Records with drawing code:

* begin *

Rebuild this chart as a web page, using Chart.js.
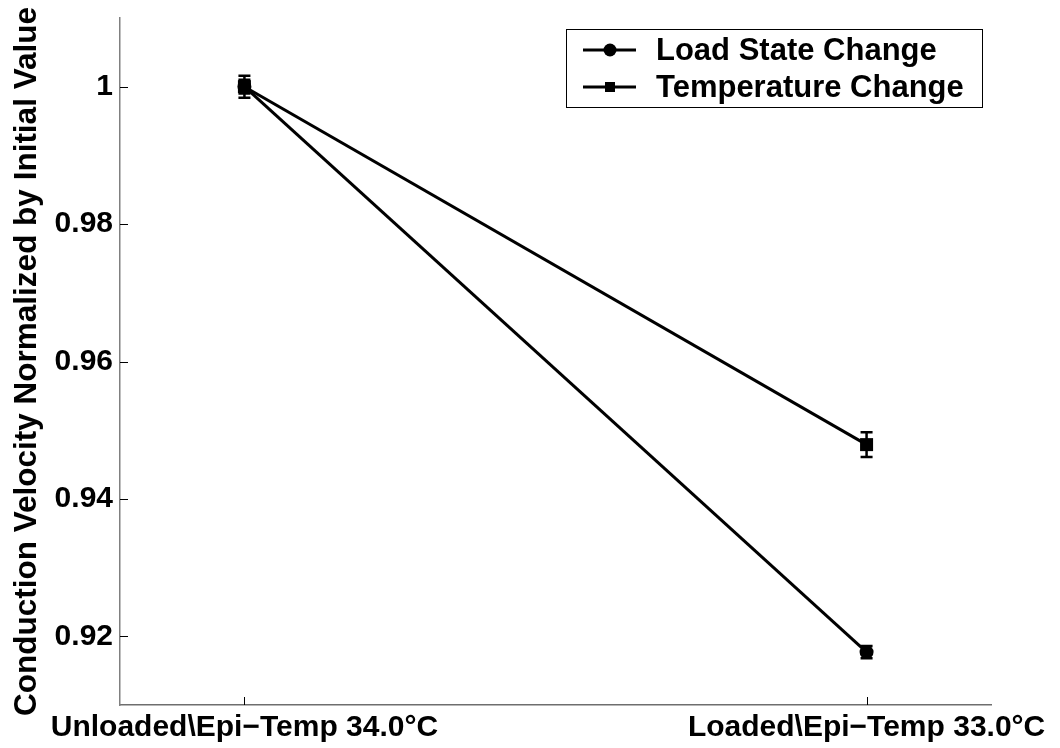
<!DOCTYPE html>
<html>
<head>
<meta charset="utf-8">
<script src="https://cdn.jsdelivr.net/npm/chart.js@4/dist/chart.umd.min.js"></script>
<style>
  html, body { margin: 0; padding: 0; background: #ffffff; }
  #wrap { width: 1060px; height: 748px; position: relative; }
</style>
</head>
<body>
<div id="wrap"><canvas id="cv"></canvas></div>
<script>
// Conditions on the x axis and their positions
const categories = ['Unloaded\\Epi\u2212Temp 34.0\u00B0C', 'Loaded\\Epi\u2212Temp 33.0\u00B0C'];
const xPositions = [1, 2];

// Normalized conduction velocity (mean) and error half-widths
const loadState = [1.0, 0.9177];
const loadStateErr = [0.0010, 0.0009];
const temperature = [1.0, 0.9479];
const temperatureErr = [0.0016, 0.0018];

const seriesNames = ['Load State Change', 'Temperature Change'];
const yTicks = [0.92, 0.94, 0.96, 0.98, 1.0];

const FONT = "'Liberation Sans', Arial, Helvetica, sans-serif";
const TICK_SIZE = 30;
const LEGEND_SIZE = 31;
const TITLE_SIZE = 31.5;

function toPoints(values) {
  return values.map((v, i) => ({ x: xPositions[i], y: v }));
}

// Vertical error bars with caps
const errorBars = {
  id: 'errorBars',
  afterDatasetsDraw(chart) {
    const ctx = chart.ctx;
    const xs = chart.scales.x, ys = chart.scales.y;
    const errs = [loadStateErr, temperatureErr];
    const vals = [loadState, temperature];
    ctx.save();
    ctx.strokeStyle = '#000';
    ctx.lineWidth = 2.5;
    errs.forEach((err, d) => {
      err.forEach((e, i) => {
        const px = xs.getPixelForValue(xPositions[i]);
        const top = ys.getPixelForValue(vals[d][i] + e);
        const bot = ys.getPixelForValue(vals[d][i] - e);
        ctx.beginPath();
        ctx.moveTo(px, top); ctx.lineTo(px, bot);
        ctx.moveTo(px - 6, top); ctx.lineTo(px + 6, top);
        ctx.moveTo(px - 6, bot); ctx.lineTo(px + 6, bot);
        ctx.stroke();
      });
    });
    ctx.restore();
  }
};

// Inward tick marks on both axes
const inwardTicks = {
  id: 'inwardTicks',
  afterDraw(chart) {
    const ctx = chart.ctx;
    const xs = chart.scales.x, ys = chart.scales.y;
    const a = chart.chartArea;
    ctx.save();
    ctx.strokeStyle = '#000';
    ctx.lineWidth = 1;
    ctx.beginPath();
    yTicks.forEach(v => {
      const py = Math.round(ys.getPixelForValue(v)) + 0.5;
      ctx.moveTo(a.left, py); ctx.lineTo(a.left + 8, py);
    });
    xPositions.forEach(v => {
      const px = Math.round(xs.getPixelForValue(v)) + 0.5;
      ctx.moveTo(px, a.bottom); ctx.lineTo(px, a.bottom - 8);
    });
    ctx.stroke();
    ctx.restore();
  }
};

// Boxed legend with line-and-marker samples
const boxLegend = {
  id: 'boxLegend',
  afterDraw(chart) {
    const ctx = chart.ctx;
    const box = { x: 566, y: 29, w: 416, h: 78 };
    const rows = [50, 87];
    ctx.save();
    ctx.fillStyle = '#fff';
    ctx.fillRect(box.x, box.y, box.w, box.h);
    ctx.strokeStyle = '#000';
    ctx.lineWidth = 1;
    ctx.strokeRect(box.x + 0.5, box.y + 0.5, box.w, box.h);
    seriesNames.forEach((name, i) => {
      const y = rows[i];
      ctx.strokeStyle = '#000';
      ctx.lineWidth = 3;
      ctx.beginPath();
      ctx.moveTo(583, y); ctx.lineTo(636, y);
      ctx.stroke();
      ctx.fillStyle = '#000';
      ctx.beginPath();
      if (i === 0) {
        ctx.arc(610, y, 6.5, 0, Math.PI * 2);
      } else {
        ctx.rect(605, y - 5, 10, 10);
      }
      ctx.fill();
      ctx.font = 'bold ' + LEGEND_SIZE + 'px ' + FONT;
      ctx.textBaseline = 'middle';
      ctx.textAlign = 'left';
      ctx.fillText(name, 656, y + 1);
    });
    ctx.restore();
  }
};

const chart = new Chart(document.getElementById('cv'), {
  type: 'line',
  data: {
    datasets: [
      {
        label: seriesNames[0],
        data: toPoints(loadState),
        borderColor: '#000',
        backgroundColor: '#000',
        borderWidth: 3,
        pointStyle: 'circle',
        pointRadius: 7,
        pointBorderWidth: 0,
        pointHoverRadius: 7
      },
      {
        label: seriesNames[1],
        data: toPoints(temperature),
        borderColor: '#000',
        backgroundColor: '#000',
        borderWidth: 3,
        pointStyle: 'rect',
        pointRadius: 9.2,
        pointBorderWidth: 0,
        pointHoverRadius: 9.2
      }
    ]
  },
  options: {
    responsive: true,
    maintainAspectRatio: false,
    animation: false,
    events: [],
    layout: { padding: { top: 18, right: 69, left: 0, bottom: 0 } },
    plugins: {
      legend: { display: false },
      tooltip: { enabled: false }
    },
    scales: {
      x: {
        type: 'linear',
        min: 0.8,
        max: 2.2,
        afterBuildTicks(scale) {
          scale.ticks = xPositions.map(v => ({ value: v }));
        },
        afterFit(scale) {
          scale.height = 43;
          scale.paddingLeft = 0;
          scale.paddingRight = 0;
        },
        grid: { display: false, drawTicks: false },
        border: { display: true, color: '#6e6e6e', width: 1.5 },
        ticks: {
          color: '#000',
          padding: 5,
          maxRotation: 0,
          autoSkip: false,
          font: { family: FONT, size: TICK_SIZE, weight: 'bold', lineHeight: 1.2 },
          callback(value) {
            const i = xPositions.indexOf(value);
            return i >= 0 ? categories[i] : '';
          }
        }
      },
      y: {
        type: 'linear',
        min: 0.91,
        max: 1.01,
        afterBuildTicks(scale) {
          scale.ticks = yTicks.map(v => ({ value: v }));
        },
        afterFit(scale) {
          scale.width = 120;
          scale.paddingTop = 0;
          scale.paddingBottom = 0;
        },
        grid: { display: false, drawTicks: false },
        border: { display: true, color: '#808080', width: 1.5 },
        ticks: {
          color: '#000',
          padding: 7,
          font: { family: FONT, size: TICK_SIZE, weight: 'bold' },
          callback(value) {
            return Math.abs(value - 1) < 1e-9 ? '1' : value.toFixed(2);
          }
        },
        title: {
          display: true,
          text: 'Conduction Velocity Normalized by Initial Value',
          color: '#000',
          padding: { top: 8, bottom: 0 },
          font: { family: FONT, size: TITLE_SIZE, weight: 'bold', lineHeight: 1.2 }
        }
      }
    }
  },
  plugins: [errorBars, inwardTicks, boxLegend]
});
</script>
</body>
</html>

* end *
* begin *

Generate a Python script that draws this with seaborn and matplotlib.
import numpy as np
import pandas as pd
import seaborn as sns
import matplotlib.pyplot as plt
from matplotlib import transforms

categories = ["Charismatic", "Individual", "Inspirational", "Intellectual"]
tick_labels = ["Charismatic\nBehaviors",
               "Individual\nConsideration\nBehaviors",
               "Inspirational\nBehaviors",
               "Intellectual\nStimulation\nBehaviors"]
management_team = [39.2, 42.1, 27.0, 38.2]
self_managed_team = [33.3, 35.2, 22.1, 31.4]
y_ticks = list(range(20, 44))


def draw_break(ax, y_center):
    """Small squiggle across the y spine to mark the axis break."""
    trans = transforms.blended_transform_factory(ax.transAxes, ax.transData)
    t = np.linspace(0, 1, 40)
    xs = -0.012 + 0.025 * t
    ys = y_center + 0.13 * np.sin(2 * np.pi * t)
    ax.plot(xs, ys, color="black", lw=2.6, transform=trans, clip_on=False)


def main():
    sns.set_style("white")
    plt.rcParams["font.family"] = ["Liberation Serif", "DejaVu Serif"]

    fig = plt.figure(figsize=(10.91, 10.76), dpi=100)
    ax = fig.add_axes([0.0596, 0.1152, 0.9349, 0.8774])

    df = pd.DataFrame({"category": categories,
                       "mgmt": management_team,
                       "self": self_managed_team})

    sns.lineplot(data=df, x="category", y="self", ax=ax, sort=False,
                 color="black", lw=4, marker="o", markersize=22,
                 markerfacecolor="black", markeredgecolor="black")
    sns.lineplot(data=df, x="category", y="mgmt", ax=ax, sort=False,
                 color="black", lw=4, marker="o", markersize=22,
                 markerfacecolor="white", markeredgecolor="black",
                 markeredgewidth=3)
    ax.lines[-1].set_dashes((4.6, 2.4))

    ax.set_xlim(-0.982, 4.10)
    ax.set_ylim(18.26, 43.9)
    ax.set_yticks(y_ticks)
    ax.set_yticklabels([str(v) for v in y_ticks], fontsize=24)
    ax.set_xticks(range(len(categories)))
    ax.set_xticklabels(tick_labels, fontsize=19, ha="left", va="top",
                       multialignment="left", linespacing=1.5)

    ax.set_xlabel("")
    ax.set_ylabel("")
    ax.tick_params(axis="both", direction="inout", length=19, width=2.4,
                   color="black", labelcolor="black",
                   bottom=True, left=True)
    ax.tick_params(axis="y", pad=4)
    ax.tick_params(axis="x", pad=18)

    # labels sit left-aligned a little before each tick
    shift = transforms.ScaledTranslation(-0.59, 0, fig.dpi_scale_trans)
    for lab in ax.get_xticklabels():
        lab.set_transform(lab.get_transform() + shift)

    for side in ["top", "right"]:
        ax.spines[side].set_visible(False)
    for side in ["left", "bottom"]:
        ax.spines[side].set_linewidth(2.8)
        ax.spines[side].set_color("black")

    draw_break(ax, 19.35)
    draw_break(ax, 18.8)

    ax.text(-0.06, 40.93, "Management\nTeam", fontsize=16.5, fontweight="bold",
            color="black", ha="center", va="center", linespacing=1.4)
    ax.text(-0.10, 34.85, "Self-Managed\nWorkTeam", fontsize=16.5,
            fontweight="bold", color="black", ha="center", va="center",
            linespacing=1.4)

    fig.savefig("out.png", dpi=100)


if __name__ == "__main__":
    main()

* end *
* begin *

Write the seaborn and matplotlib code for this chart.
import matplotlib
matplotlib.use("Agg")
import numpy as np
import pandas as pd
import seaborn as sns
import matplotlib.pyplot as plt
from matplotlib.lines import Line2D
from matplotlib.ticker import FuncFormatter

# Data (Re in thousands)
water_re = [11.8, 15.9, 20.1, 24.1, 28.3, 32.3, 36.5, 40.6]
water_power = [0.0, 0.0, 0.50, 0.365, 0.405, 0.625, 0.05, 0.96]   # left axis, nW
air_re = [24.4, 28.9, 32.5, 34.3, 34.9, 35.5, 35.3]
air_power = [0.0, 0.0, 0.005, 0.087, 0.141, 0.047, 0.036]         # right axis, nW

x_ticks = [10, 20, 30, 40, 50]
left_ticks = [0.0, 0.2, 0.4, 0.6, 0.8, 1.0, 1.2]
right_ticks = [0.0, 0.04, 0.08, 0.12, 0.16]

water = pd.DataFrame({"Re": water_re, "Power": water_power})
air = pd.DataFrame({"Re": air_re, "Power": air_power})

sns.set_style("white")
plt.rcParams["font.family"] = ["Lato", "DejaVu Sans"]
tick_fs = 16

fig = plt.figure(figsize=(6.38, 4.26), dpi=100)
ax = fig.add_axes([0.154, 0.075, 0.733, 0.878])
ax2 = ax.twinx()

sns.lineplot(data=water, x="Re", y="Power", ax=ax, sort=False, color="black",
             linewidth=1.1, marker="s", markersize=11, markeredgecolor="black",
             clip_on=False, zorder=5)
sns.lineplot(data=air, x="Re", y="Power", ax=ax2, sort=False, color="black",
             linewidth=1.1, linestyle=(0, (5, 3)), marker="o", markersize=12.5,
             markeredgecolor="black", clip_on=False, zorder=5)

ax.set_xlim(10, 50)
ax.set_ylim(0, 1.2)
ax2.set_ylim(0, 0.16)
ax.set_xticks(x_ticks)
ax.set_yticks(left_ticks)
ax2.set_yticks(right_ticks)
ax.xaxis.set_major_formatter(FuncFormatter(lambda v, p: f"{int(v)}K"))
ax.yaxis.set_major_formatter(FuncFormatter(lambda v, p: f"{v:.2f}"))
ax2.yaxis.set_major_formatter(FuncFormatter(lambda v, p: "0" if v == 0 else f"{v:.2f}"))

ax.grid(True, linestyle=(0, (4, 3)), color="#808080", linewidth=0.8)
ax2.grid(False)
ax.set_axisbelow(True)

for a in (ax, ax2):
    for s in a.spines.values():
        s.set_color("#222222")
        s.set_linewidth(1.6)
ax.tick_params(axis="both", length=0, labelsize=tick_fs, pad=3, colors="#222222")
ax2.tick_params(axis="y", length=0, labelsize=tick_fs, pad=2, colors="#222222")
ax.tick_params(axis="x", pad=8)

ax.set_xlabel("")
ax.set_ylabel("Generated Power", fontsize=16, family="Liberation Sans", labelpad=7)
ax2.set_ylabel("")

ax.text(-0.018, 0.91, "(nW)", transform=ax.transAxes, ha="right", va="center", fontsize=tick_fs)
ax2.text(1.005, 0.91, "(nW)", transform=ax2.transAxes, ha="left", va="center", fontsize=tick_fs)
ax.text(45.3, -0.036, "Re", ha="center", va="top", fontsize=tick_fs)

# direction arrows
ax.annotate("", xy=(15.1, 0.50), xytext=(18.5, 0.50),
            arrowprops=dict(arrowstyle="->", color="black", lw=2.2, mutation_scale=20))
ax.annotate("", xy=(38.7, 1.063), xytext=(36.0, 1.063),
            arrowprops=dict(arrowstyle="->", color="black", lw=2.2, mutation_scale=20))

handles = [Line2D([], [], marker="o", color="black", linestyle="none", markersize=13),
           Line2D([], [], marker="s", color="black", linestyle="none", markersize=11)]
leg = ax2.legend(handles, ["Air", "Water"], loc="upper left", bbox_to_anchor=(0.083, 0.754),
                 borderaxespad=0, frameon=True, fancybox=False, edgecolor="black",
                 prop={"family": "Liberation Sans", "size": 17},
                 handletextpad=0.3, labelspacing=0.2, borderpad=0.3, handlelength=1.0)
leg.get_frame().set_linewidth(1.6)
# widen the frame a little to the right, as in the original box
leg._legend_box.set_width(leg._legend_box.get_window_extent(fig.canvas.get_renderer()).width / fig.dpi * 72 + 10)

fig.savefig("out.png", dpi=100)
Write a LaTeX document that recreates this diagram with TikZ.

* end *

Write down exactly what the lines above say, from the line holding "Rebuild this chart" through the line holding "const temperatureErr = [0.0016, 0.0018];", and nothing more. Do not copy the pictures.

Rebuild this chart as a web page, using Chart.js.
<!DOCTYPE html>
<html>
<head>
<meta charset="utf-8">
<script src="https://cdn.jsdelivr.net/npm/chart.js@4/dist/chart.umd.min.js"></script>
<style>
  html, body { margin: 0; padding: 0; background: #ffffff; }
  #wrap { width: 1060px; height: 748px; position: relative; }
</style>
</head>
<body>
<div id="wrap"><canvas id="cv"></canvas></div>
<script>
// Conditions on the x axis and their positions
const categories = ['Unloaded\\Epi\u2212Temp 34.0\u00B0C', 'Loaded\\Epi\u2212Temp 33.0\u00B0C'];
const xPositions = [1, 2];

// Normalized conduction velocity (mean) and error half-widths
const loadState = [1.0, 0.9177];
const loadStateErr = [0.0010, 0.0009];
const temperature = [1.0, 0.9479];
const temperatureErr = [0.0016, 0.0018];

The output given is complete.